Nas páginas de Mundial encontram-se ainda referências ao crescimento do jornalismo e à mudança de perfil dos diários que se tornam mais acordes às exigências dos novos tempos; por outro lado, observa-se que assim como são realçados os avanços resultantes do progresso, o alerta sobre o reduzido espaço reservado à arte e a crítica aos novos valores do mundo modernizado também têm seu lugar:
Las artes de desenvuelven dentro del límite reducido de los selectos, de los líricos, de los elegidos de todos los tiempos, sin que una mayoría se deje impresionar por el culto supremo de la belleza.
Hay sí, un intenso afán por el aprovechamiento del tiempo, y el más apropiado empleo de la actividad del hombre, y de las energías y productos de la naturaleza.
Las industrias han adquirido un desarrollo extraordinario, y muchas ciudades del mundo están la mayor parte del día envueltas en el humo de sus múltiples chimeneas, aturdidas por el ruido ensordecedor de las fraguas.

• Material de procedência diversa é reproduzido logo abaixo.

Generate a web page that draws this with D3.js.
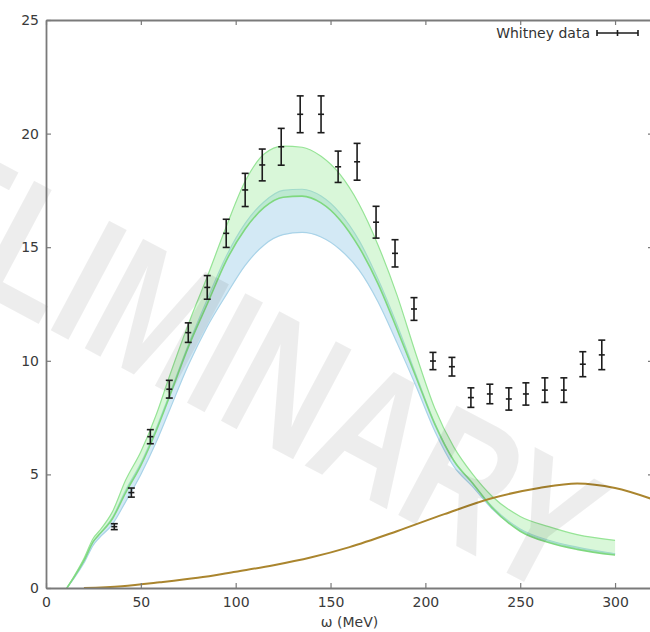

Este el siglo económico. (nº 13, v. III, mayo de 1912, p. 68)
Estas são algumas das discussões que a leitura de Mundial Magazine e de alguns textos sobre o fin de siècle e o modernismo sucitam, devendo ser ampliadas e aprofundadas posteriormente. Além disso, os textos literários publicados merecem atenção especial, pois sua análise permitirá verificar a possibilidade de distinguir os princípios estéticos que, embora não declarados explicitamente, provavelmente perpassam a revista.
BIBLIOGRAFIA
LOPEZ, A. M. H. El Mundial Magazine de Rubén Darío. Madrid: Ediciones Beramar, 1988. 347 p.
MATALÍA, S. Modernidad y fin de siglo en Hispanoamérica. Alicante: Generalitat Valenciana / Instituto de Cultura Juan Gil-Albert, 1996. 315 p.
MONTALDO, G. Ficciones culturales y fábulas de identidad en América Latina. Rosario: Beatriz Viterbo, 1999. 198 p.
_____. La sensibilidad amenazada. Fin de siglo y modernismo. Rosario: Beatriz Viterbo Editora, 1994. 155 p.
RAMA, Á. La modernización literaria latinoamericana. In: La crítica de la cultura en América Latina. Venezuela: Biblioteca Ayacucho, 1985, v. 119. p. 82-96.
RAMOS, J. Desencuentros de la modernidad en América Latina. México: Fondo de Cultura Económica, 1989. 245 p.